Quella in corso sarà senza dubbio una delle campagne elettorali più sui generis che la storia dell’Italia repubblicana annoveri nei suoi annali. Partita, appena sciolte le Camere, con proclami provenienti da tutte le rappresentanze parlamentari, del tipo arcinoto “diremo, faremo, etc”, forte attenzione è stata data dai capi popolo – i leader delle formazioni politiche – alla questione di chi sarebbe dovuto essere il premier del governo prossimo venturo.
Se non fosse che tale atteggiamento non merita nessuna analisi con animo sereno, verrebbe da pensare ai ragazzi della via Pal e a quando, da adolescenti, si creavano le “bande”. Il primo punto che veniva affrontato era chi ne sarebbe stato il capo. Passi per un gruppo di ragazzi, ma che ne faccia una questione di principio chi dice di volersi spendere per il bene degli italiani desta solo perplessità e preoccupazione. Il tempo fino al dies ad quem, il 25 settembre, giorno della chiamata alle urne, sta scorrendo con velocità e finora lo spettacolo che stanno offrendo le delegazioni politiche ai loro mandanti e non solo, non è dei più belli. Da più l’idea di una zuffa tra cani per contendersi un osso, nel caso specifico la leadership del governo che verrà, che non l’elaborazione di un vero programma di lavoro calendarizzato. Ciò che contribuisce ad aggravare non poco tale situazione, è che essa è ben monitorata d’oltre confine. Tradotto in termini più terra terra, il Paese comincia a vedersi crollare addosso quanto fatto dal passato esecutivo, un’opera di maquillage profondo che, fuor di metafora, consiste nell’ innegabile ripresa di fiducia dell’ Italia che, allo stato, è sottoposta al fuoco amico che rischia di caducarla a stretto giro. È fuori di ogni dubbio che ciascuno è libero di dire e fare quanto ritiene opportuno, sempre però rimanendo nei confini tracciati da millenni da un principio che da se vale un codice: neminem laedere, più esplicitamente il diritto di una persona comincia da dove finisce quello di un altro. Senza scendere nei dettagli, è evidente a tutti che la rappresentanza parlamentare e quella politica in generale stanno facendo, oramai da un bel po’ di tempo, invasioni di campo ciascuna nello spazio ideale, meglio nel modo di ipotizzare il futuro del Paese, dell’altra, con la presunzione che da ciò possa venire fuori quanto occorre al buon governo dell’ Italia.
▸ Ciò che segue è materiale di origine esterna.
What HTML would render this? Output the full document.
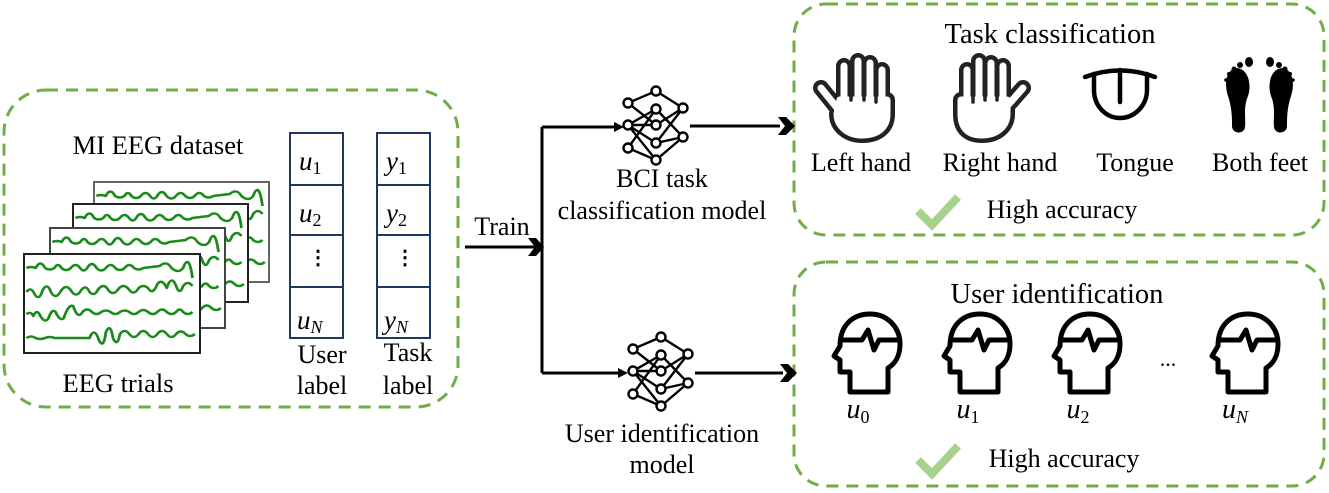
<!DOCTYPE html>
<html><head><meta charset="utf-8"><style>
html,body{margin:0;padding:0;background:#fff}
svg{display:block}
text{font-family:"Liberation Serif",serif;fill:#000}
.m{font-style:italic}
</style></head><body>
<svg width="1329" height="493" viewBox="0 0 1329 493" xmlns="http://www.w3.org/2000/svg">
<defs>
<g id="waves" fill="none" stroke="#1a8a1a" stroke-width="2.4" stroke-linejoin="round">
<path d="M2,14 q4,-2 8,0 q4,-9 8,0 q4,3 8,0 q3,-6 6,0 q4,4 8,0 q4,-6 8,0 q3,5 6,0 q4,-8 8,0 q4,5 8,0 q4,-6 8,0 q4,4 8,0 q4,-6 8,0 q4,3 8,0 l14,-2 q6,-6 10,2 q6,6 10,0 q5,-16 8,10"/>
<path d="M2,38 q4,-6 7,2 q4,8 7,-4 q4,-8 7,2 q4,8 8,0 q5,-10 10,0 q4,6 8,-2 q4,-6 7,2 q4,5 7,-2 q5,-8 9,0 q4,6 8,0 q5,-8 10,0 q4,6 8,-2 q4,-4 8,0 q4,8 8,-4 q4,-6 8,4 q4,-14 8,-2 q3,10 6,0 q4,-6 8,0"/>
<path d="M2,60 q4,-3 6,2 q3,-8 6,0 q4,8 7,2 q3,-10 6,-6 q4,10 7,6 q4,-14 8,-12 q4,14 8,6 q4,-5 8,0 q4,4 8,0 q4,-3 8,0 q4,4 8,0 q4,-3 8,0 q4,4 8,0 q4,-4 8,0 q4,4 8,0 q4,-5 8,0 q4,4 8,0 q3,-5 6,0 q4,4 8,0"/>
<path d="M2,84 q4,-3 8,0 q4,2 8,0 q4,-2 8,0 l30,0 q4,-12 8,2 q4,10 6,-8 q4,-10 6,6 q4,10 6,-4 q4,-6 8,0 q4,6 8,0 q4,-6 8,0 q4,6 8,0 q4,-6 8,0 q4,6 8,0 q4,-5 8,0 q4,4 8,0"/>
</g>
<g id="nn" fill="#fff" stroke="#000" stroke-width="2.4">
<path fill="none" d="M0,10 L28,-6 M0,10 L28,10 M0,10 L28,28 M0,10 L28,45 M0,-12 L28,10 M0,33 L28,-6 M28,-24 L55,-7 M28,-6 L55,22 M28,10 L55,-7 M28,28 L55,-7 M28,28 L55,22 M28,45 L55,22 M0,-12 L28,-24 M0,33 L28,45"/>
<circle cx="0" cy="-12" r="4.5"/><circle cx="0" cy="10" r="4.5"/><circle cx="0" cy="33" r="4.5"/>
<circle cx="28" cy="-24" r="4.5"/><circle cx="28" cy="-6" r="4.5"/><circle cx="28" cy="10" r="4.5"/><circle cx="28" cy="28" r="4.5"/><circle cx="28" cy="45" r="4.5"/>
<circle cx="55" cy="-7" r="4.5"/><circle cx="55" cy="22" r="4.5"/>
</g>
<g id="head" fill="none" stroke="#000" stroke-width="5" stroke-linejoin="round">
<path d="M18,82 V62 H8 V50 L2,46 L8,36 C8,14 22,4 38,4 C56,4 68,18 68,34 C68,46 63,54 56,58 V82 Z"/>
<path d="M8,30 H30 L36,20 L42,40 L47,30 H68"/>
</g>
<g id="chk"><path d="M0,18 L14,32 L40,4" fill="none" stroke="#a9d18e" stroke-width="8"/></g>
</defs>

<g fill="none" stroke="#70ad47" stroke-width="3" stroke-dasharray="12,8">
<rect x="4" y="90" width="454" height="317" rx="42"/>
<rect x="794" y="4" width="530" height="231" rx="32"/>
<rect x="794" y="262" width="530" height="224" rx="32"/>
</g>

<rect x="94" y="182" width="175" height="100" fill="#fff" stroke="#666" stroke-width="2"/><use href="#waves" transform="translate(94,182) scale(1.17,1)"/>
<rect x="73" y="204" width="175" height="98" fill="#fff" stroke="#222" stroke-width="2"/><use href="#waves" transform="translate(73,204) scale(1.17,1)"/>
<rect x="50" y="228" width="175" height="100" fill="#fff" stroke="#444" stroke-width="2"/><use href="#waves" transform="translate(50,228) scale(1.17,1)"/>
<rect x="24" y="254" width="176" height="99" fill="#fff" stroke="#222" stroke-width="2"/><use href="#waves" transform="translate(24,254) scale(1.17,1)"/>

<text x="158" y="154" font-size="26.5" text-anchor="middle">MI EEG dataset</text>
<text x="118" y="392" font-size="26.5" text-anchor="middle">EEG trials</text>

<g fill="none" stroke="#1f3864" stroke-width="2">
<rect x="290" y="133" width="53" height="205"/>
<path d="M290,185 H343 M290,235 H343 M290,287 H343"/>
<rect x="377" y="133" width="53" height="205"/>
<path d="M377,185 H430 M377,235 H430 M377,287 H430"/>
</g>
<g font-size="27">
<text x="299" y="170" class="m">u<tspan font-size="18" dy="4" font-style="normal">1</tspan></text>
<text x="299" y="222" class="m">u<tspan font-size="18" dy="4" font-style="normal">2</tspan></text>
<text x="297" y="329" class="m">u<tspan font-size="18" dy="4">N</tspan></text>
<text x="386" y="170" class="m">y<tspan font-size="18" dy="4" font-style="normal">1</tspan></text>
<text x="386" y="222" class="m">y<tspan font-size="18" dy="4" font-style="normal">2</tspan></text>
<text x="384" y="329" class="m">y<tspan font-size="18" dy="4">N</tspan></text>
</g>
<text x="308" y="264" font-size="20" font-weight="bold">⋮</text>
<text x="395" y="264" font-size="20" font-weight="bold">⋮</text>
<text x="322" y="363" font-size="26" text-anchor="middle">User</text>
<text x="322" y="394" font-size="26" text-anchor="middle">label</text>
<text x="408" y="361" font-size="26" text-anchor="middle">Task</text>
<text x="408" y="394" font-size="26" text-anchor="middle">label</text>

<g fill="none" stroke="#000" stroke-width="3">
<path d="M465,247 H540 M542,127 V373 M542,127 H616 M542,373 H620 M690,126 H780 M695,373 H783"/>
</g>
<g fill="#000">
<path d="M528,238 L536,238 L544,247 L536,256 L528,256 L535,247 Z"/>
<path d="M614,122 L624,127 L614,132 Z"/>
<path d="M618,368 L628,373 L618,378 Z"/>
<path d="M778,117 L786,117 L795,126 L786,135 L778,135 L785,126 Z"/>
<path d="M780,364 L788,364 L797,373 L788,382 L780,382 L787,373 Z"/>
</g>
<text x="502" y="235" font-size="26" text-anchor="middle">Train</text>
<use href="#nn" x="628" y="115"/>
<use href="#nn" x="633" y="361"/>
<text x="662" y="187" font-size="26" text-anchor="middle">BCI task</text>
<text x="662" y="219" font-size="26" text-anchor="middle">classification model</text>
<text x="662" y="442" font-size="26" text-anchor="middle">User identification</text>
<text x="662" y="473" font-size="26" text-anchor="middle">model</text>

<text x="1050" y="43" font-size="28.5" text-anchor="middle">Task classification</text>
<g fill="none" stroke-linecap="round" stroke-linejoin="round">
<g stroke="#222" stroke-width="16">
<path d="M844,66 V98 M858,61 V98 M870,63 V98 M882,70 V102 M821,88 L842,114"/>
<path d="M840,100 H887 V114 C887,128 877,135 862,135 C848,135 837,126 837,114 Z"/>
<path d="M967,70 V102 M979,61 V98 M991,63 V98 M1003,66 V98 M1023,88 L1000,114"/>
<path d="M961,100 H1007 V114 C1007,126 997,135 982,135 C968,135 961,128 961,114 Z"/>
</g>
<g stroke="#fff" stroke-width="7">
<path d="M844,66 V98 M858,61 V98 M870,63 V98 M882,70 V102 M821,88 L842,114"/>
<path d="M840,100 H887 V114 C887,128 877,135 862,135 C848,135 837,126 837,114 Z" fill="#fff"/>
<path d="M967,70 V102 M979,61 V98 M991,63 V98 M1003,66 V98 M1023,88 L1000,114"/>
<path d="M961,100 H1007 V114 C1007,126 997,135 982,135 C968,135 961,128 961,114 Z" fill="#fff"/>
</g>
<g stroke="#222" stroke-width="3.5">
<path d="M851,100 V84 M864,100 V84 M876,102 V88"/>
<path d="M973,102 V88 M985,100 V84 M997,100 V84"/>
</g>
</g>
<g fill="none" stroke="#000" stroke-width="4.5" stroke-linecap="round">
<path d="M1085,77 Q1120,64 1155,77"/>
<path d="M1094,74 V90 C1094,106 1106,118 1120,118 C1134,118 1147,106 1147,90 V74"/>
<path d="M1120,70 V102"/>
</g>
<g fill="#000">
<path d="M1236,68 C1226,70 1224,84 1228,96 C1232,108 1232,118 1232,126 C1232,134 1244,135 1245,127 C1246,118 1243,108 1248,96 C1252,84 1248,68 1236,68 Z"/>
<path d="M1283,68 C1293,70 1295,84 1291,96 C1287,108 1287,118 1287,126 C1287,134 1275,135 1274,127 C1273,118 1276,108 1271,96 C1267,84 1271,68 1283,68 Z"/>
<ellipse cx="1249" cy="62" rx="4" ry="5"/><circle cx="1240" cy="65" r="3"/><circle cx="1234" cy="69" r="2.5"/><circle cx="1229" cy="74" r="2"/><circle cx="1226" cy="80" r="1.8"/>
<ellipse cx="1270" cy="62" rx="4" ry="5"/><circle cx="1279" cy="65" r="3"/><circle cx="1285" cy="69" r="2.5"/><circle cx="1290" cy="74" r="2"/><circle cx="1293" cy="80" r="1.8"/>
</g>
<g font-size="26" text-anchor="middle">
<text x="861" y="171">Left hand</text>
<text x="1000" y="171">Right hand</text>
<text x="1135" y="171">Tongue</text>
<text x="1260" y="171">Both feet</text>
</g>
<use href="#chk" x="918" y="193"/>
<text x="1062" y="218" font-size="26" text-anchor="middle">High accuracy</text>

<text x="1057" y="303" font-size="28.5" text-anchor="middle">User identification</text>
<use href="#head" x="832" y="310"/>
<use href="#head" x="942" y="310"/>
<use href="#head" x="1052" y="310"/>
<use href="#head" x="1210" y="310"/>
<text x="1168" y="366" font-size="22" text-anchor="middle">...</text>
<g font-size="28">
<text x="858" y="418" text-anchor="middle" class="m">u<tspan font-size="18" dy="5" font-style="normal">0</tspan></text>
<text x="968" y="418" text-anchor="middle" class="m">u<tspan font-size="18" dy="5" font-style="normal">1</tspan></text>
<text x="1078" y="418" text-anchor="middle" class="m">u<tspan font-size="18" dy="5" font-style="normal">2</tspan></text>
<text x="1235" y="418" text-anchor="middle" class="m">u<tspan font-size="18" dy="5">N</tspan></text>
</g>
<use href="#chk" x="918" y="442"/>
<text x="1064" y="467" font-size="26" text-anchor="middle">High accuracy</text>
</svg>
</body></html>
Il Professor Einaudi, che scrisse un libro intitolato come quella formula, starà rabbrividendo dal luogo dove si trova. Non solo per il modo in cui si stanno svolgendo i preparativi al voto delle forze politiche, quanto per notizie che trapelano con disinvoltura di maniera da camere off shore come Porta a Porta o Mezz’ora. Sono accomunate per rispetto della par condicio nei confronti della destra e della sinistra. Ciò che sta venendo fuori è una confusione che si nutre di se stessa e fa intravedere mancanza di concretezza da parte di chi si sta candidando a tenere in pugno le redini del carro Italia, peraltro in un frangente della storia del mondo tra le più complesse che mente umana ricordi. É solo di poche ore fa un pour parler televisivo in cui è stato fatto cenno che, nel memorandum di una certa coalizione, ci sarebbe una riforma della Costituzione quanto meno stravolgente. L’obiettivo primario della stessa sarebbe trasformare il Paese in una repubblica presidenziale. Con tutto il rispetto per la libertà di pensiero e di parola, l’argomento richiederebbe ben altra esposizione che non una boutade televisiva in una torrida domenica, di pomeriggio, a fine luglio. Già, perché è arrivato agosto, quindi il mese prossimo gli italiani andranno alle urne. Nell’Italietta del periodo della ricostruzione post bellica, circolava uno slogan che si prestava a diverse interpretazioni. Esso suonava così: “Agosto, moglie mia non ti conosco”. Aggiornato a questi tempi potrebbe suonare: “Agosto, signori candidati a rappresentare il popolo, fatevi (finalmente) riconoscere, per quello che pensate di voler fare, per una volta guardando dritto negli occhi degli elettori”. In una dei suoi tanti brani che hanno segnato un’epoca, Claudio Villa cantava “no, cara piccina no, così non va”. Chissà che effetto avrebbe ora un messaggio del Presidente della Repubblica Mattarella al generone politico! Lo stesso, riassunto, potrebbe suonare- senza musica, beninteso -così:”No, cari signori, no, così non va: regolatevi di conseguenza”. A una prima riflessione sembra che non lederebbe niente e nessuno. In più non costerebbe niente e…non si può mai sapere!